March 7th, 2008 4:22am

The thing is: if Gordon Brown and his tip-top management team start legislating welfare and education reform where does that leave the Parliamentary Labour Party and the Labour client state? Isn't this government without politics?

Snouter

March 7th, 2008 8:36am

One question: how does Brown pay for these people? Is it tax payers' money - or is it Labour party money? (I thought they were bankrupt.)

E Welshman

March 17th, 2008 8:23pm

But it's still the inept Bottler that they are trying to groom.

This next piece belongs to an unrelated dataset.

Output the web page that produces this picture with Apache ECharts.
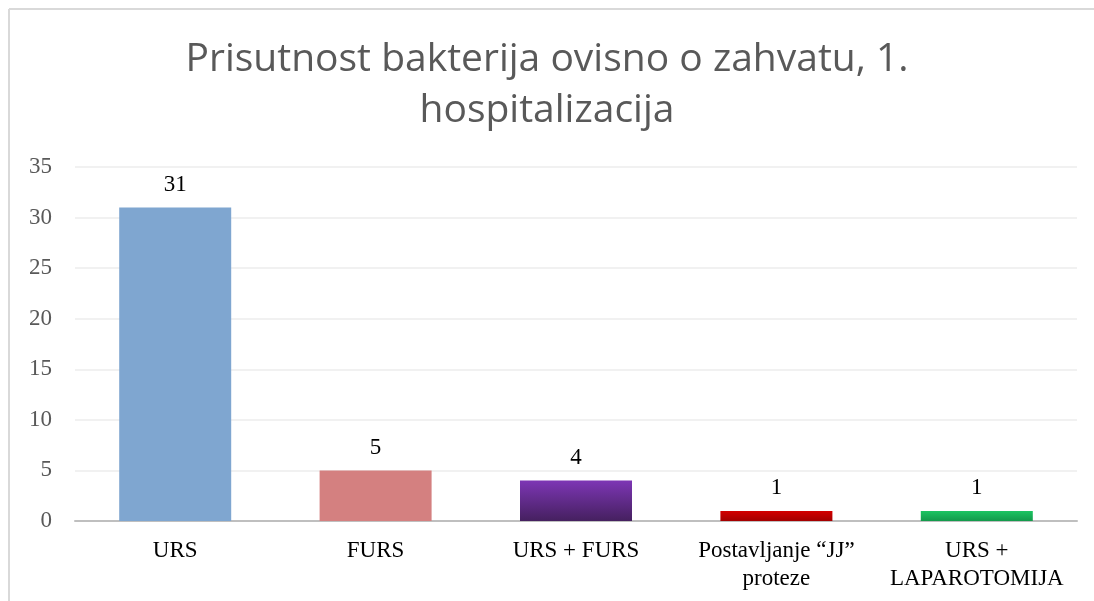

How many of them will have given it up as a bad job in 6 months' time?

David Bretagne

March 17th, 2008 8:48pm

McBrown will need to retain some control (freakery) in order to prevent the unlikeable Balls from spoiling his party.

David Winkworth

March 17th, 2008 9:05pm

brwon can assemble any team he likes - I will never ever forgive him for what he did to pensions and for funding the Iraq war

John Maynard

March 18th, 2008 10:17pm

With the financial system teetering and the government bankrupt, no wonder there are suddenly a surfeit of "masters of the universe", and business consultant types looking for bolt-holes with Brown. Fraser Nelson should surely have realised by now that all of these "business geniuses" and investment bankers (!) with their superficial "solutions" and brilliant wheezes are much overrated.

Tony B

March 21st, 2008 3:26am

The unfortunate thing about Politics these day with the hiring of consultants is that its the consultants that are already inside the door that are advising to hire them!! Soon there will be nobody in Politics with any actual real interest in Politics. Just what lobbyists,big business want.